Les gigantesques nuages en forme de champignon qui embrasent le ciel au-dessus d’Hiroshima et de Nagasaki, le dôme métallique qui se referme sur le site de Tchernobyl, comme un sarcophage géant au-dessus d’une ville fantôme : ces images hantent nos esprits. D’autres, moins connues, comme la photographie d’une coupelle contenant du bromure de radium, prise dans l’obscurité par Marie Curie en 1922, symbolisent ce nouvel « Âge de l’atome » auquel le musée d’Art moderne de Paris (MAM) consacre une immense exposition.
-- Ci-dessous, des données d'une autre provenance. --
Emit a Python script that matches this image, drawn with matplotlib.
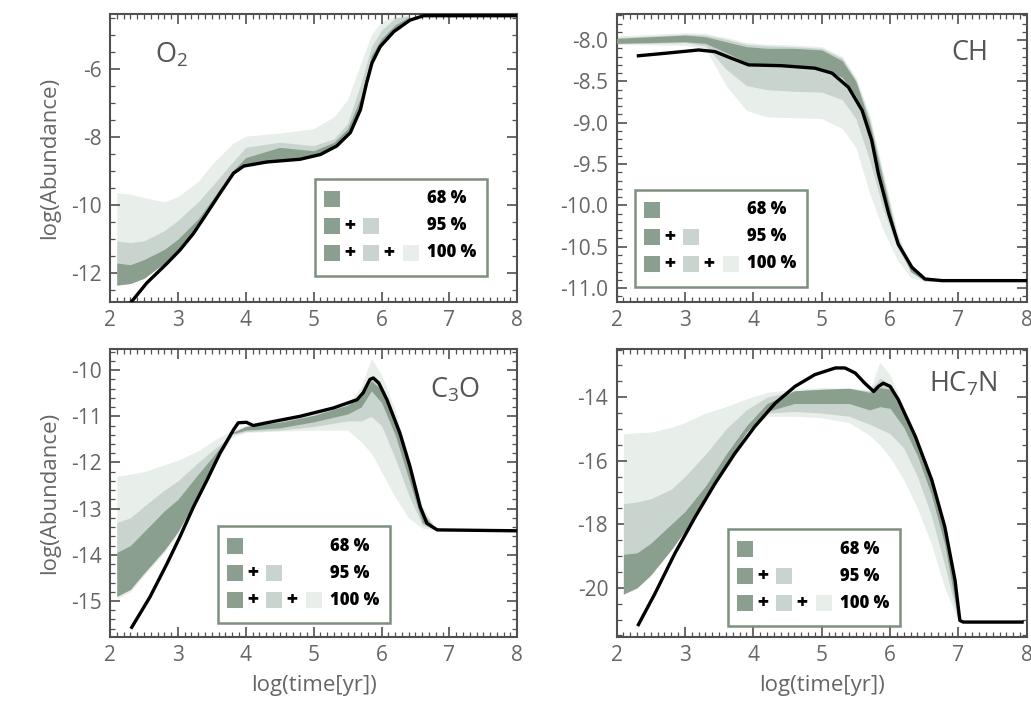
import matplotlib
matplotlib.use('Agg')
import matplotlib.pyplot as plt
from matplotlib.ticker import MultipleLocator, AutoMinorLocator, FormatStrFormatter
from matplotlib.patches import Rectangle

plt.rcParams['font.family'] = ['Open Sans', 'DejaVu Sans']
plt.rcParams['mathtext.fontset'] = 'custom'
plt.rcParams['mathtext.rm'] = 'Open Sans'
plt.rcParams['mathtext.it'] = 'Open Sans:italic'
plt.rcParams['axes.unicode_minus'] = False

# ---- O2 ----
o2_t_line = [2.32, 2.54, 2.84, 3.03, 3.23, 3.43, 3.62, 3.82, 3.97, 4.31, 4.80, 5.10, 5.34,
             5.54, 5.69, 5.78, 5.86, 5.98, 6.18, 6.42, 6.62, 8.0]
o2_line = [-12.83, -12.29, -11.71, -11.32, -10.83, -10.23, -9.65, -9.06, -8.85, -8.73, -8.65,
           -8.51, -8.26, -7.87, -7.19, -6.41, -5.82, -5.34, -4.90, -4.56, -4.43, -4.43]
o2_t = [2.1, 2.3, 2.5, 2.8, 3.0, 3.3, 3.5, 3.8, 4.0, 4.5, 5.0, 5.3, 5.5, 5.7, 5.85, 6.0, 6.2, 6.4]
o2_hi100 = [-9.63, -9.68, -9.78, -9.9, -9.75, -9.3, -8.8, -8.2, -7.97, -7.88, -7.75, -7.4,
            -6.9, -5.8, -5.0, -4.6, -4.45, -4.43]
o2_lo100 = [-12.35, -12.3, -12.15, -11.7, -11.3, -10.6, -10.0, -9.1, -8.83, -8.7, -8.55, -8.28,
            -7.93, -7.15, -5.85, -5.3, -4.88, -4.55]
o2_hi95 = [-11.05, -11.1, -11.05, -10.75, -10.45, -9.9, -9.45, -8.75, -8.3, -8.15, -8.25, -8.05,
           -7.6, -6.4, -5.35, -4.85, -4.5, -4.43]
o2_lo95 = [-12.35, -12.3, -12.15, -11.7, -11.3, -10.6, -10.0, -9.1, -8.83, -8.7, -8.55, -8.28,
           -7.93, -7.15, -5.85, -5.3, -4.88, -4.55]
o2_hi68 = [-11.7, -11.75, -11.6, -11.3, -11.0, -10.4, -9.85, -9.0, -8.6, -8.3, -8.4, -8.15,
           -7.75, -6.8, -5.6, -5.1, -4.7, -4.47]
o2_lo68 = [-12.35, -12.3, -12.15, -11.7, -11.3, -10.6, -10.0, -9.1, -8.83, -8.7, -8.55, -8.28,
           -7.93, -7.15, -5.85, -5.3, -4.88, -4.55]

# ---- CH ----
ch_t_line = [2.32, 2.71, 3.2, 3.44, 3.68, 3.93, 4.41, 4.9, 5.15, 5.39, 5.59, 5.73, 5.83, 5.98,
             6.12, 6.32, 6.51, 6.76, 7.98]
ch_line = [-8.19, -8.16, -8.12, -8.14, -8.22, -8.30, -8.31, -8.34, -8.40, -8.57, -8.85, -9.21,
           -9.62, -10.10, -10.47, -10.75, -10.89, -10.91, -10.91]
ch_t = [2.0, 2.5, 3.0, 3.3, 3.6, 3.9, 4.2, 4.6, 5.0, 5.3, 5.5, 5.7, 5.9, 6.1, 6.3, 6.5, 6.7]
ch_hi100 = [-7.95, -7.93, -7.91, -7.92, -7.97, -8.03, -8.05, -8.06, -8.08, -8.2, -8.45, -8.9,
            -9.6, -10.3, -10.75, -10.9, -10.92]
ch_lo100 = [-8.05, -8.06, -8.06, -8.1, -8.55, -8.85, -8.93, -8.94, -8.95, -9.07, -9.3, -9.85,
            -10.3, -10.65, -10.87, -10.92, -10.92]
ch_hi95 = [-7.97, -7.95, -7.93, -7.94, -7.99, -8.05, -8.07, -8.08, -8.1, -8.22, -8.48, -8.95,
           -9.65, -10.35, -10.78, -10.91, -10.92]
ch_lo95 = [-8.04, -8.04, -8.03, -8.07, -8.35, -8.55, -8.6, -8.62, -8.63, -8.72, -8.95, -9.45,
           -10.05, -10.5, -10.8, -10.91, -10.92]
ch_hi68 = [-7.98, -7.96, -7.94, -7.96, -8.02, -8.08, -8.1, -8.1, -8.12, -8.25, -8.5, -9.0,
           -9.7, -10.4, -10.8, -10.91, -10.92]
ch_lo68 = [-8.04, -8.03, -8.02, -8.04, -8.15, -8.27, -8.3, -8.32, -8.34, -8.45, -8.68, -9.1,
           -9.8, -10.42, -10.76, -10.9, -10.92]

# ---- C3O ----
c3o_t_line = [2.32, 2.59, 2.84, 3.03, 3.23, 3.43, 3.62, 3.82, 3.89, 4.01, 4.11, 4.31, 4.8,
              5.29, 5.64, 5.73, 5.83, 5.88, 5.96, 6.08, 6.27, 6.42, 6.57, 6.67, 6.82, 8.0]
c3o_line = [-15.57, -14.91, -14.19, -13.61, -12.96, -12.38, -11.8, -11.29, -11.14, -11.13,
            -11.2, -11.14, -11.0, -10.82, -10.64, -10.49, -10.2, -10.17, -10.28, -10.64,
            -11.36, -12.09, -12.96, -13.32, -13.46, -13.48]
c3o_t = [2.1, 2.3, 2.5, 2.8, 3.0, 3.3, 3.5, 3.8, 4.0, 4.5, 5.0, 5.5, 5.7, 5.85, 6.0, 6.2, 6.4,
         6.6, 6.8]
c3o_hi100 = [-12.3, -12.25, -12.2, -12.05, -11.95, -11.75, -11.55, -11.3, -11.2, -11.1, -10.95,
             -10.75, -10.35, -9.75, -10.1, -10.85, -11.9, -12.95, -13.42]
c3o_lo100 = [-14.95, -14.8, -14.45, -13.95, -13.55, -12.75, -12.15, -11.45, -11.35, -11.32,
             -11.3, -11.3, -11.55, -11.8, -12.2, -12.75, -13.2, -13.42, -13.46]
c3o_hi95 = [-13.3, -13.2, -12.95, -12.6, -12.4, -12.0, -11.75, -11.4, -11.22, -11.12, -10.97,
            -10.75, -10.55, -10.15, -10.38, -11.05, -11.98, -13.05, -13.43]
c3o_lo95 = [-14.9, -14.75, -14.4, -13.9, -13.5, -12.7, -12.12, -11.4, -11.33, -11.3, -11.22,
            -11.1, -11.1, -11.0, -11.2, -11.9, -12.7, -13.35, -13.46]
c3o_hi68 = [-13.95, -13.8, -13.5, -13.05, -12.8, -12.25, -11.9, -11.35, -11.22, -11.13, -10.98,
            -10.76, -10.58, -10.23, -10.43, -11.1, -12.02, -13.1, -13.44]
c3o_lo68 = [-14.9, -14.75, -14.4, -13.9, -13.5, -12.7, -12.1, -11.38, -11.3, -11.25, -11.12,
            -10.95, -10.8, -10.45, -10.7, -11.4, -12.35, -13.3, -13.46]

# ---- HC7N ----
hc7n_t_line = [2.32, 2.56, 2.85, 3.15, 3.44, 3.73, 4.02, 4.32, 4.61, 4.9, 5.2, 5.34, 5.49,
               5.63, 5.76, 5.83, 5.9, 6.0, 6.12, 6.37, 6.61, 6.8, 6.95, 7.02, 7.07, 7.93]
hc7n_line = [-21.16, -20.19, -18.93, -17.77, -16.72, -15.77, -14.93, -14.19, -13.66, -13.29,
             -13.08, -13.08, -13.24, -13.56, -13.82, -13.66, -13.56, -13.66, -14.08, -15.24,
             -16.61, -18.08, -19.77, -21.03, -21.08, -21.08]
hc7n_t = [2.1, 2.3, 2.5, 2.8, 3.0, 3.3, 3.6, 3.9, 4.2, 4.6, 5.0, 5.4, 5.7, 5.85, 6.0, 6.2, 6.4,
          6.6, 6.8, 7.0]
hc7n_hi100 = [-15.15, -15.12, -15.1, -14.95, -14.8, -14.5, -14.3, -14.05, -13.85, -13.75, -13.7,
              -13.72, -13.8, -12.9, -13.3, -14.3, -15.3, -16.5, -18.0, -20.7]
hc7n_lo100 = [-20.2, -20.0, -19.6, -18.8, -18.2, -17.15, -16.1, -15.15, -14.6, -14.6, -14.65,
              -14.8, -15.2, -15.5, -15.9, -16.6, -17.5, -18.6, -20.0, -21.05]
hc7n_hi95 = [-17.35, -17.3, -17.2, -16.9, -16.5, -15.8, -15.0, -14.4, -14.0, -13.8, -13.75,
             -13.72, -13.8, -13.4, -13.6, -14.45, -15.4, -16.55, -18.1, -20.75]
hc7n_lo95 = [-20.2, -20.0, -19.6, -18.8, -18.2, -17.15, -16.1, -15.1, -14.5, -14.45, -14.5,
             -14.6, -14.85, -15.0, -15.15, -15.6, -16.5, -17.7, -19.3, -21.05]
hc7n_hi68 = [-18.95, -18.9, -18.6, -18.0, -17.6, -16.8, -15.8, -14.9, -14.2, -13.8, -13.75,
             -13.72, -13.85, -13.7, -13.75, -14.55, -15.5, -16.65, -18.2, -20.8]
hc7n_lo68 = [-20.2, -20.0, -19.6, -18.8, -18.2, -17.15, -16.1, -15.1, -14.45, -14.2, -14.2,
             -14.2, -14.4, -14.3, -14.35, -14.95, -15.85, -17.05, -18.65, -21.05]

key_labels = ['68 %', '95 %', '100 %']

c68 = '#8b9f8e'
c95 = '#c9d4ce'
c100 = '#e8eeea'
frame_col = '#505050'
text_col = '#666666'


def draw_key(ax, x0, y0):
    # little boxed key: 68 / 68+95 / 68+95+100
    bb = ax.get_window_extent()
    W, H = bb.width, bb.height
    bw, bh = 172, 97
    ax.add_patch(Rectangle((x0, y0), bw / W, bh / H, transform=ax.transAxes,
                           facecolor='white', edgecolor='#7d907f', lw=1.8, zorder=6))
    cols = [c68, c95, c100]
    sq_x = [9, 48, 88]
    plus_x = [35, 74]
    rows = [77, 50, 23]
    for i, ry in enumerate(rows):
        for k in range(i + 1):
            ax.add_patch(Rectangle((x0 + sq_x[k] / W, y0 + (ry - 8) / H), 16 / W, 16 / H,
                                   transform=ax.transAxes, facecolor=cols[k],
                                   edgecolor='none', zorder=7))
            if k < i:
                ax.text(x0 + plus_x[k] / W, y0 + ry / H, '+', transform=ax.transAxes,
                        ha='center', va='center', fontsize=14, fontweight='heavy',
                        color='black', zorder=8)
        ax.text(x0 + 112 / W, y0 + ry / H, key_labels[i], transform=ax.transAxes,
                ha='left', va='center', fontsize=12, fontweight='heavy', color='black',
                zorder=8)


def panel(ax, t, lo100, hi100, lo95, hi95, lo68, hi68, t_line, line, ylim, major, nminor, fmt):
    ax.fill_between(t, lo100, hi100, color=c100, lw=0, zorder=1)
    ax.fill_between(t, lo95, hi95, color=c95, lw=0, zorder=2)
    ax.fill_between(t, lo68, hi68, color=c68, lw=0, zorder=3)
    ax.plot(t_line, line, color='black', lw=2.4, zorder=4)
    ax.set_xlim(2, 8)
    ax.set_ylim(*ylim)
    ax.xaxis.set_major_locator(MultipleLocator(1))
    ax.xaxis.set_minor_locator(AutoMinorLocator(10))
    ax.yaxis.set_major_locator(MultipleLocator(major))
    ax.yaxis.set_minor_locator(AutoMinorLocator(nminor))
    ax.yaxis.set_major_formatter(FormatStrFormatter(fmt))
    ax.tick_params(which='both', direction='in', top=True, right=True, color=frame_col,
                   labelcolor=text_col, labelsize=15)
    ax.tick_params(which='major', length=7, width=1.2, pad=6)
    ax.tick_params(which='minor', length=3.5, width=0.9)
    for s in ax.spines.values():
        s.set_color(frame_col)
        s.set_linewidth(1.5)


fig = plt.figure(figsize=(10.31, 7.01), dpi=100)
ax1 = fig.add_axes([0.1067, 0.569, 0.395, 0.411])
ax2 = fig.add_axes([0.598, 0.569, 0.398, 0.411])
ax3 = fig.add_axes([0.1067, 0.0913, 0.395, 0.411])
ax4 = fig.add_axes([0.598, 0.0913, 0.398, 0.411])

panel(ax1, o2_t, o2_lo100, o2_hi100, o2_lo95, o2_hi95, o2_lo68, o2_hi68,
      o2_t_line, o2_line, (-12.85, -4.38), 2, 4, '%d')
panel(ax2, ch_t, ch_lo100, ch_hi100, ch_lo95, ch_hi95, ch_lo68, ch_hi68,
      ch_t_line, ch_line, (-11.17, -7.685), 0.5, 5, '%.1f')
panel(ax3, c3o_t, c3o_lo100, c3o_hi100, c3o_lo95, c3o_hi95, c3o_lo68, c3o_hi68,
      c3o_t_line, c3o_line, (-15.78, -9.54), 1, 5, '%d')
panel(ax4, hc7n_t, hc7n_lo100, hc7n_hi100, hc7n_lo95, hc7n_hi95, hc7n_lo68, hc7n_hi68,
      hc7n_t_line, hc7n_line, (-21.55, -12.48), 2, 4, '%d')

# species names
ax1.text(0.11, 0.858, 'O$_2$', transform=ax1.transAxes, ha='left', va='center',
         fontsize=19.5, color='#555555')
ax2.text(0.905, 0.865, 'CH', transform=ax2.transAxes, ha='right', va='center',
         fontsize=19.5, color='#555555')
ax3.text(0.909, 0.858, 'C$_3$O', transform=ax3.transAxes, ha='right', va='center',
         fontsize=19.5, color='#555555')
ax4.text(0.93, 0.878, 'HC$_7$N', transform=ax4.transAxes, ha='right', va='center',
         fontsize=19.5, color='#555555')

draw_key(ax1, 0.504, 0.092)
draw_key(ax2, 0.044, 0.054)
draw_key(ax3, 0.265, 0.047)
draw_key(ax4, 0.271, 0.037)

for ax in (ax1, ax3):
    ax.set_ylabel('log(Abundance)', fontsize=16, color=text_col, labelpad=8)
for ax in (ax3, ax4):
    ax.set_xlabel('log(time[yr])', fontsize=16, color=text_col, labelpad=6)

fig.savefig('out.png', dpi=100)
Au début du XXe siècle, le sentiment le plus répandu est que « l'humanité tirera plus de bien que de mal des découvertes nouvelles », comme le dit Pierre Curie dans son discours d’acceptation du prix Nobel (1905). Mais ce même Pierre Curie se demande déjà « si l'humanité a avantage à connaître les secrets de la nature, si elle est mûre pour en profiter ou si cette connaissance ne lui sera pas nuisible ».